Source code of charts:
## START

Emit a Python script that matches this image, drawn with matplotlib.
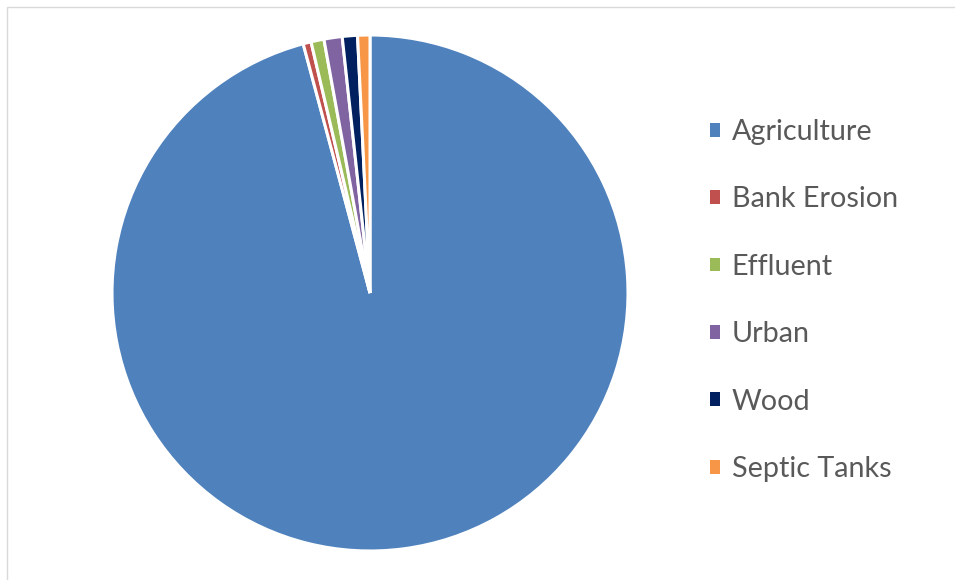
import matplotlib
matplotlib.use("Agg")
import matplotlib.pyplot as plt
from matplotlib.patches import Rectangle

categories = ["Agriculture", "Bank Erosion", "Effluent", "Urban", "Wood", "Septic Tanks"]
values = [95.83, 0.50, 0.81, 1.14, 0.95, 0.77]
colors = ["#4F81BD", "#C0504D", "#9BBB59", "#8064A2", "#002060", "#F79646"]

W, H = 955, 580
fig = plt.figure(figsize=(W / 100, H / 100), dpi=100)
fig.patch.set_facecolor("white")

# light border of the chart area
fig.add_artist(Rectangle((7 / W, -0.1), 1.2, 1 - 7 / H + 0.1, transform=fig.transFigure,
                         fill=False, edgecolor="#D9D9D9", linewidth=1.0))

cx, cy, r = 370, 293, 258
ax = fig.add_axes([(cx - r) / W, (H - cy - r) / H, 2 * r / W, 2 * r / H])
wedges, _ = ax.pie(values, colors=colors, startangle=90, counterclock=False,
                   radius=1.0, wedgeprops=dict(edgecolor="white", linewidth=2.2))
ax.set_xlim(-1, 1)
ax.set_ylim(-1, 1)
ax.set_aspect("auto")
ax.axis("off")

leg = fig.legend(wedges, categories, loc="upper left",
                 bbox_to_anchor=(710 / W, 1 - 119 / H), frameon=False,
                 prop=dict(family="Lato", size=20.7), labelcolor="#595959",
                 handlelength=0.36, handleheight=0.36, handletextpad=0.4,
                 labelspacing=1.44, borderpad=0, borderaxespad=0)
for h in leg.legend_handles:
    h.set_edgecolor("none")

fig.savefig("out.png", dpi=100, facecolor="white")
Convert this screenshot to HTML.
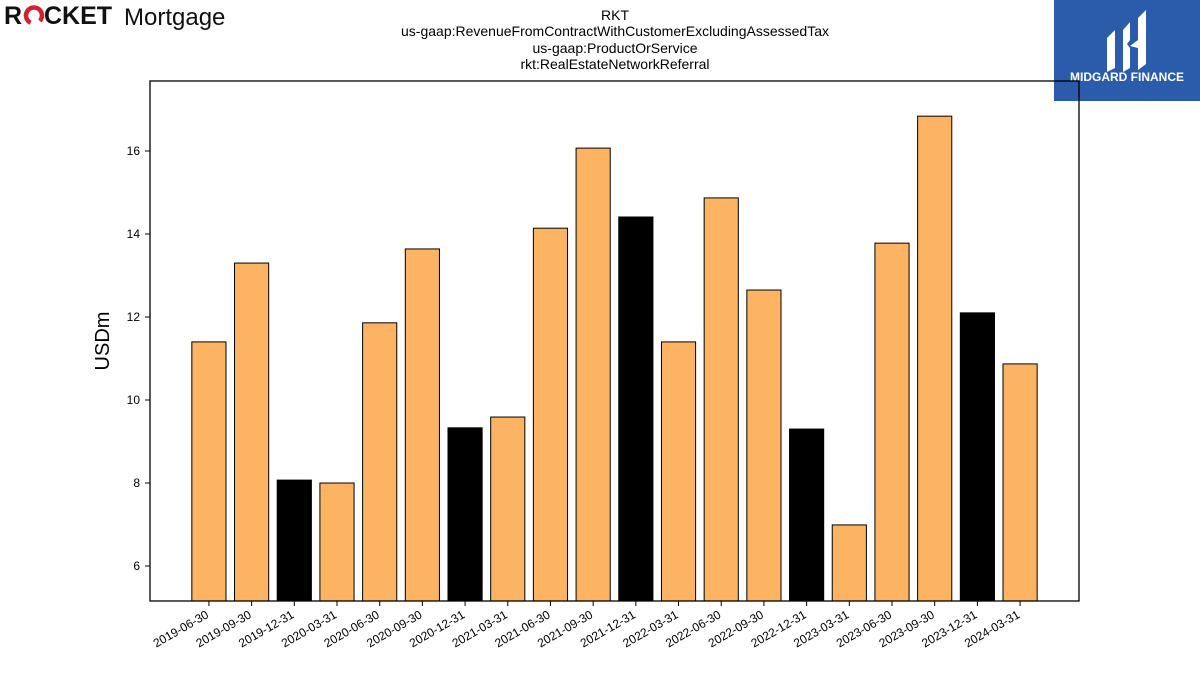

## END

### INSTRUCTIONS FOR THE TASK
Find each line in the records holding the string "this" and show it.

### RESPONSE TO THE EXERCISE
Emit a Python script that matches this image, drawn with matplotlib.
Convert this screenshot to HTML.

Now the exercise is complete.